The SBI’s proposal to introduce a simplified procedure for the appointment of former Prosecutor General’s Office investigators investigating “Maidan cases” to the SBI cannot be welcomed. However, the cancellation of the maximum number of SBI’s employees is unjustified.

4. Related legislation/instructions which require the authorities act in a certain manner

Constitution of Ukraine, the Criminal Procedure Code, the Law of Ukraine “On the State Bureau of Investigation”.

5. CPLR expert suggestions on how to fix the problem using the legal instruments available in Ukraine

Parliament should introduce as soon as possible a simplified procedure for appointing former Prosecutor General’s Investigators investigating “Maidan cases” to the SBI, and increase the maximum number of the SBI staff if the SBI leadership provides adequate justification.


Summary of the Conclusion on the draft Law of Ukraine «On Amendments to the Economic Procedure Code of Ukraine, the Civil Procedure Code of Ukraine, the Code of Ukraine on Administrative Procedure to improve the review of court decisions in appeal and cassation procedures» (No. 2314)

In general, the draft law contains positive novels.

It is necessary to support:

  •  the intention to reduce the burden on the cassation instance;
  •  the imposition of an obligation on the court of appeal or cassation to refer the case to a competent court of first instance, if the case is to be heard under other rules of justice;
  •  establishing a rule to prevent abuse of the right of dismissal of a judge.

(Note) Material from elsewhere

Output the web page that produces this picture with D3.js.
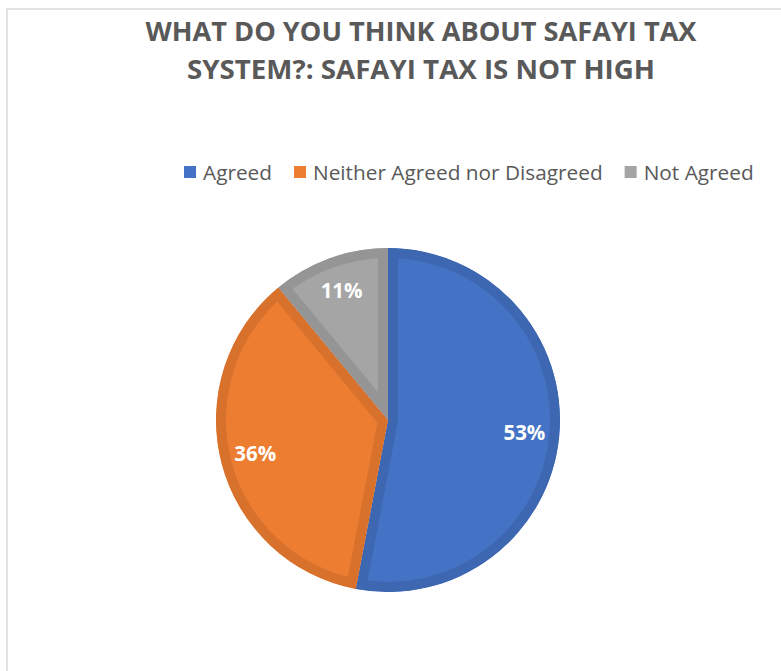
<!DOCTYPE html>
<html>
<head>
<meta charset="utf-8">
<script src="https://cdn.jsdelivr.net/npm/d3@7/dist/d3.min.js"></script>
<style>
  html, body { margin: 0; padding: 0; background: #ffffff; }
  svg { display: block; }
</style>
</head>
<body>
<svg id="chart" width="781" height="671"></svg>
<script>
// Survey answers: share of respondents per answer
const categories = ["Agreed", "Neither Agreed nor Disagreed", "Not Agreed"];
const shares = [53, 36, 11];
const fillColors = ["#4472C4", "#ED7D31", "#A5A5A5"];
const edgeColors = ["#3E67B1", "#D8712C", "#959595"];
const titleLines = ["WHAT DO YOU THINK ABOUT SAFAYI TAX", "SYSTEM?: SAFAYI TAX IS NOT HIGH"];

const svg = d3.select("#chart");
const font = "'Open Sans', 'Liberation Sans', sans-serif";

// chart area frame
svg.append("rect")
  .attr("x", 7).attr("y", 9)
  .attr("width", 800).attr("height", 700)
  .attr("fill", "#ffffff")
  .attr("stroke", "#d9d9d9").attr("stroke-width", 1.5);

// title, each line fitted to its width
const titleWidths = [551, 468];
const titleBase = [41, 79];
titleLines.forEach((line, i) => {
  svg.append("text")
    .attr("x", 421).attr("y", titleBase[i])
    .attr("text-anchor", "middle")
    .attr("font-family", font)
    .attr("font-weight", 700)
    .attr("font-size", 27)
    .attr("fill", "#595959")
    .attr("textLength", titleWidths[i])
    .attr("lengthAdjust", "spacingAndGlyphs")
    .text(line);
});

// legend
const legend = svg.append("g");
let lx = 184;
categories.forEach((c, i) => {
  legend.append("rect")
    .attr("x", lx).attr("y", 166)
    .attr("width", 12).attr("height", 12)
    .attr("fill", fillColors[i]);
  const t = legend.append("text")
    .attr("x", lx + 19).attr("y", 180)
    .attr("font-family", font)
    .attr("font-size", 20.8)
    .attr("fill", "#595959")
    .text(c);
  lx += 19 + t.node().getComputedTextLength() + 22;
});

// pie
const cx = 388, cy = 420, radius = 172, edge = 10;
const pie = d3.pie().sort(null).value(d => d)(shares);
const arc = d3.arc().innerRadius(0).outerRadius(radius);
const labelArc = d3.arc().innerRadius(137).outerRadius(137);

const g = svg.append("g").attr("transform", `translate(${cx},${cy})`);
const defs = svg.append("defs");

pie.forEach((p, i) => {
  const d = arc(p);
  defs.append("clipPath").attr("id", "slice" + i)
    .append("path").attr("d", d);
  g.append("path")
    .attr("d", d)
    .attr("fill", fillColors[i])
    .attr("stroke", edgeColors[i])
    .attr("stroke-width", edge * 2)
    .attr("stroke-linejoin", "miter")
    .attr("clip-path", `url(#slice${i})`);
});

pie.forEach((p, i) => {
  const [x, y] = labelArc.centroid(p);
  g.append("text")
    .attr("x", x).attr("y", y)
    .attr("dy", "0.36em")
    .attr("text-anchor", "middle")
    .attr("font-family", font)
    .attr("font-weight", 700)
    .attr("font-size", 20.5)
    .attr("fill", "#ffffff")
    .text(shares[i] + "%");
});
</script>
</body>
</html>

At the same time, we propose to finalize the draft law in the following areas:

  •  the rules of admissibility of cassation complaints in different types of judicial proceedings should be simplified and unified (in the draft law these rules are formulated too confusingly and casuistically);
  •  the practice of bringing judges of the courts of appeal to disciplinary responsibility as a ground for cassation appeal should be abandoned. It is advisable to determine the abuse of judges when deciding whether to rule on exceptional circumstances in the event of confirmation of such abuse not only by a court order but also by a decision of a disciplinary body;
  •  instead of narrowing the possibilities of the courts to take action to enforce a lawsuit, the preference should be given to disciplinary and even criminal justice measures to combat abuse by judges;
  •  in the case of competition between the rules of commercial litigation on exclusive jurisdiction in real estate disputes, the preference should be given to the rule of considering the case at the location of the real estate, and not of the defendant – the special subject.

Provisions of the draft will only apply to new cassation appeals filed after this law enters into force. This is a correct way, as the law should not be given a retroactive effect. However, the draft law will not allow in the near future to address the problem of overloading of the Supreme Court as a cassation instance (due to the large number of remaining cases), and therefore does not give an opportunity to substantiate the need for a significant reduction of its composition now.

Moreover, the draft law would exacerbate this problem. The following figures can illustrate the large scale of remaining cases: if the Supreme Court had stopped accepting new cassation appeals, the current Grand Chamber would need approximately two to three months to review the remainder of the cases, the Administrative Court of Cassation –  nine months, the Economic Court of Cassation – two months, the Criminal Court of Cassation – seven months, the Civil Court of Cassation – ten months.